С суевериями можно сравнить магические эмблемы и знаки, смысл которых больше не понимают, и которые наобум наносят на амулеты и талисманы. Магические образы древних были пантаклями, т.е. каббалистическими синтезами. Колесо Пифагора является пантаклем, аналогичным колёсам Иезекииля, и обе эти фигуры выражают одни и те же тайны и одну и ту же философию; это – ключ ко всем пантаклям, и мы уже об этом говорили. Четыре животных, или, вернее, четырёхглавые сфинксы того же порока, тождественны с удивительным индуистским символом, изображение которого мы здесь даём, и который относится к учению о великом аркане. Святой Иоанн в своём Апокалипсисе скопировал и расширил Иезекииля, и все чудовищные изображения этой чудесной книги представляют собой такие же магические пантакли, ключ к которым легко находят каббалисты. Но христиане, отвергнув науку в желании усилить веру, позже захотели скрыть истоки своего догмата и предали огню все книги по каббале и магии. Уничтожить оригиналы – это значит придать подобие оригинальности копиям, и святой Павел это понимал, конечно же, прекрасно, когда с намерениями, конечно же, самыми похвальным, совершил в Эфесе своё научное сожжение на костре. Точно так же спустя шесть столетий правоверный Омар вынужден был принести в жертву оригинальности Корана Александрийскую библиотеку и кто знает, не пожелает ли в будущем новый апостол сжечь наши литературные музеи и обчистить типографии в пользу какого-нибудь религиозного увлечения и какой-нибудь недавно получившей признание легенды?
Изучение талисманов и пантаклей является одним из самых любопытных разделов магии и относится к исторической нумизматике.

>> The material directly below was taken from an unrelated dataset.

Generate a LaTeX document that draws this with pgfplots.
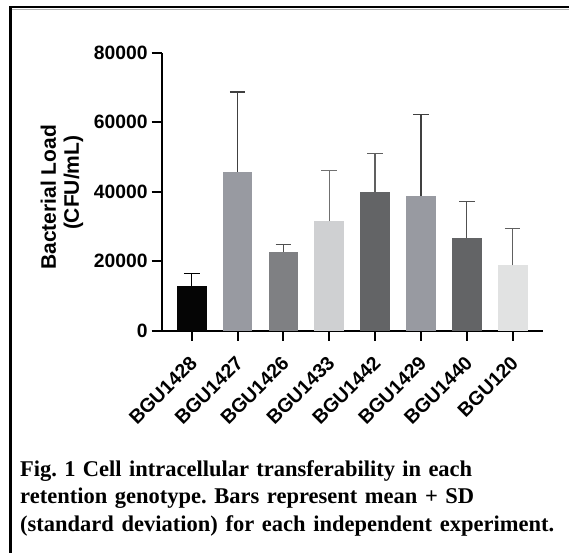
\documentclass[border=0pt]{standalone}
\usepackage{fontspec}
\setmainfont{Liberation Serif}
\newfontfamily\arial{Liberation Sans}
\usepackage{pgfplots}
\pgfplotsset{compat=1.18}
\definecolor{c1}{HTML}{050505}
\definecolor{c2}{HTML}{989AA1}
\definecolor{c3}{HTML}{7F8083}
\definecolor{c4}{HTML}{CFD0D2}
\definecolor{c5}{HTML}{636466}
\definecolor{c6}{HTML}{989AA1}
\definecolor{c7}{HTML}{636466}
\definecolor{c8}{HTML}{E1E2E2}
\definecolor{e1}{HTML}{000000}
\definecolor{e2}{HTML}{404040}
\definecolor{e3}{HTML}{505050}
\definecolor{e4}{HTML}{707070}
\definecolor{e5}{HTML}{606060}
\definecolor{e6}{HTML}{404040}
\definecolor{e7}{HTML}{505050}
\definecolor{e8}{HTML}{606060}
\newcommand{\onebar}[4]{%
  \addplot[fill=#1, draw=none,
    error bars/.cd, y dir=plus, y explicit,
    error bar style={line width=1.3bp, draw=#2},
    error mark options={rotate=90, line width=1.3bp, mark size=7.8bp, draw=#2}]
    coordinates {(#3) +- (0,#4)};}
\begin{document}
\frenchspacing
\begin{tikzpicture}
\useasboundingbox (0bp,0bp) rectangle (569bp,553bp);
\fill[white] (0bp,0bp) rectangle (569bp,553bp);
\draw[line width=2.3bp] (10.5bp,0bp) -- (10.5bp,545.8bp) -- (569bp,545.8bp);
\draw[line width=0.8bp, black!30] (11.7bp,543.9bp) -- (569bp,543.9bp);
\begin{axis}[
  at={(161.7bp,222.3bp)}, anchor=south west,
  scale only axis, width=381bp, height=278bp,
  xmin=-0.655, xmax=7.655, ymin=0, ymax=80000,
  axis x line*=bottom, axis y line*=left,
  axis line style={line width=2.3bp},
  ybar, bar width=29.7bp, bar shift=0pt,
  xtick={0,1,2,3,4,5,6,7},
  xticklabels={BGU1428,BGU1427,BGU1426,BGU1433,BGU1442,BGU1429,BGU1440,BGU120},
  ytick={0,20000,40000,60000,80000},
  yticklabels={0,20000,40000,60000,80000},
  scaled y ticks=false,
  tick align=outside, major tick length=10bp,
  tick style={line width=2bp, black},
  xticklabel style={font=\arial\bfseries\fontsize{19.5bp}{21bp}\selectfont, yshift=-19bp, xshift=2bp, rotate=45, anchor=east, inner sep=0pt},
  yticklabel style={font=\arial\bfseries\fontsize{19.3bp}{21bp}\selectfont, anchor=east, inner sep=0pt, xshift=-4bp},
  ylabel={Bacterial Load\\\hspace*{29bp}(CFU/mL)},
  ylabel style={font=\arial\bfseries\fontsize{21bp}{23bp}\selectfont, align=center, at={(axis description cs:-0.2617,0.48)}, anchor=center},
]
\onebar{c1}{e1}{0,12950}{3450}
\onebar{c2}{e2}{1,45660}{23020}
\onebar{c3}{e3}{2,22640}{2110}
\onebar{c4}{e4}{3,31560}{14580}
\onebar{c5}{e5}{4,39900}{11130}
\onebar{c6}{e6}{5,38660}{23500}
\onebar{c7}{e7}{6,26760}{10460}
\onebar{c8}{e8}{7,18800}{10650}
\end{axis}
\begin{scope}[every node/.style={anchor=base west, inner sep=0pt, font=\bfseries\fontsize{22.5bp}{27bp}\selectfont}]
\node at (20bp,76bp) {\makebox[452bp][s]{Fig. 1 Cell intracellular transferability in each}};
\node at (20bp,49bp) {\makebox[454bp][s]{retention genotype. Bars represent mean + SD}};
\node at (20bp,22bp) {\makebox[534bp][s]{(standard deviation) for each independent experiment.}};
\end{scope}
\end{tikzpicture}
\end{document}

Существуют индусские, египетские и греческие талисманы, каббалистические медали, дошедшие от древних и современных евреев, гностические абраксасы, византийские амулеты, оккультные монеты, употребляемые членами тайных обществ и иногда называемые жетонами шабаша, затем медали Тамплиеров и украшения франкмасонов. Коглениус в своём «Трактате о чудесах природы» описывает талисманы Соломона и раввина Хаеля. Изображение очень многих других, притом наиболее древних, напечатано в магических календарях Тихо-Браге и Дюшанто и должно быть воспроизведено целиком или отчасти в посвятительных хрониках г-на Рагона, обширном и учёном сочинении, к которому мы и отсылаем наших читателей.